My Lipman Fellowship also gave me the chance to step back and think about the macro-level changes I wanted to generate in philanthropy through my career.

While I knew from my time in the sector that social justice groups are systematically underfunded, I never had the chance to think strategically about what changes these types of organizations can put in place to more effectively monitor the outcomes of their advocacy, public education, and community organizing projects.

My Lipman Fellowship experience did just that by providing the chance to study impact measurement with leading practitioners, such as the team at Penn’s Center for High Impact Philanthropy, and put those best practices to immediate use on behalf of the organization I presented to the Lipman Prize Committee this spring.
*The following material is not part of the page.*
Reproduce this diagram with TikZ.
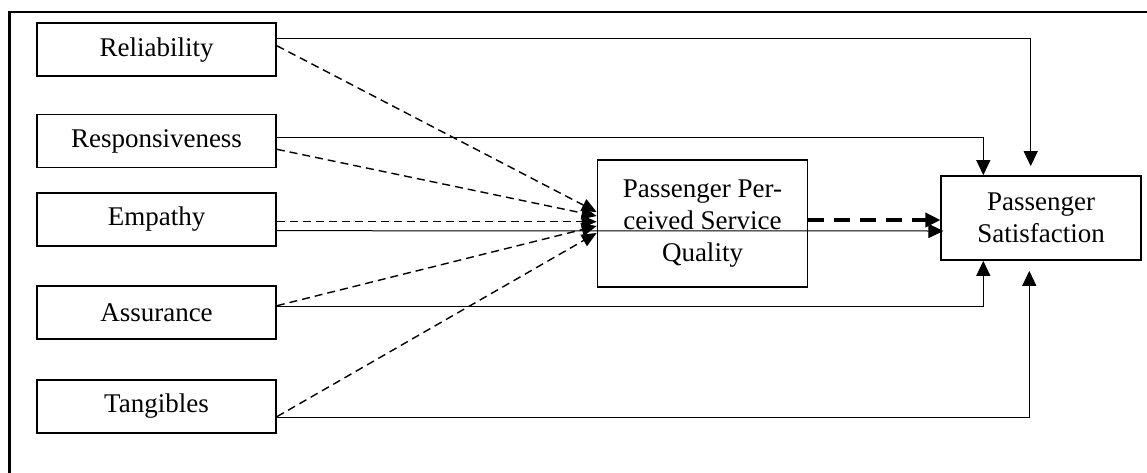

Now I find myself taking the Fellowship experience one step further by studying alternative evaluation models designed specifically for the social justice community and thinking often about how I might assist organizations I worked with in the past to improve their impact measurement while advocating for grant criteria reflective of these unique organizational needs.

While I’m not sure where my career as an attorney will take me, I feel more certain than ever that I want to remain actively engaged with philanthropic organizations and that the skills I have learned through my Lipman experience will allow me to add tangible value to whatever social sector projects I encounter.

Six months later, I’ve looked behind the veil of the grant-making process, seen the rigor with which philanthropic professionals evaluate proposals and the intentionality behind their recommendations to organizations experiencing new and exciting growth – and I know that this is a space I won’t stray far from in the years to come.